[Chart courtesy of MarketWatch.com]
US stocks bounced back Thursday with the S&P 500 snapping its five-day losing streak after Spain officially released its 2013 budget outlining more spending cuts than tax hikes, a move seen by markets as a key development before the debt stricken country formally seeks ECB intervention.
Risk sentiment was boosted further after last week’s initial jobless claim improved to 359,000, the lowest since July while a revised Labor Department report separately showed the economy added 386,000 more jobs between March 2011 and March 2012 than previously estimated.
After rising over 109 points, the Dow Jones Industrial Average (DJIA) finished 72 points higher while the S&P 500 Index (SPX) rose 14 points, reversing its longest down streak since July. All business groups but utilities within its 10-sector index closed higher with financial, technology and energy pacing the gainers.
I am sure that quarter ending window dressing by fund managers had some influence on today’s rebound; the open question remains as to how much upside is left given the very questionable economic data points.
Following an uninterrupted nine-day rally, Treasuries declined Thursday as Spain presented its budget for 2013, taking an important step towards reducing its budget deficit.
Yield on the benchmark 10-year Treasury notes jumped five basis points to 1.65 percent while yield on 30-year Treasury bonds surged six basis points to 2.84 percent.
The euro finished the day higher after a volatile trading session with the EUR/USD pair hitting a high of 1.2912 following Spanish budget announcement. The dollar index, a gauge of the greenback’s strength against a basket of six global peers, fell to 79.560.

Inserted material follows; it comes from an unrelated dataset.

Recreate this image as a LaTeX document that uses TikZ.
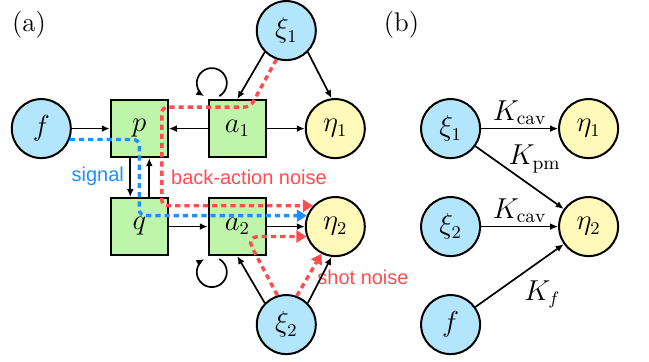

Meanwhile, across the Atlantic, European stocks finished in the green after seesawing rbetween losses and gains in a choppy trading session. The pan-European Stoxx Europe 600 index rose 0.3 percent after Spain agreed to an additional EUR 40 billion in spending cuts in 2013, exceeding market expectations of a EUR 39 billion cut. The government also plans to borrow EUR 3 billion from the country’s pension reserve to cover some Treasury obligations, said Deputy Prime Minister Soraya Santamaria de Saenz.
While 10-year Spanish yield dropped to 5.92 percent, the IBEX 35 equity index lost o.2 percent.
After yesterday’s rout, Deutsche Bank rose 1.3 percent in Frankfurt. The DAX 30 index rose 0.2 percent, helped by utility firm RWE AG.
In France, the CAC 40 index climbed 0.7 percent aided by banks Societe Generale and Credit Agricole.
In London, the FTSE 100 index was up 0.2 percent after resource firms rallied on hopes of market-boosting measures from China.
In the ETF space, precious metals-linked funds surged following Spain’s announcement. While gold flew to a seven-month high, the Van Eck Market Vectors Junior Gold Miners ETF (GDXJ) vaulted an impressive 5.31 percent.
As energy prices recovered with oil prices hovering around $92/barrel on Iran tensions, both the United States Oil Fund (USO) and the United States Natural Gas Fund (UNG) finished the day higher, adding 2.43 percent and 2.83 percent, respectively.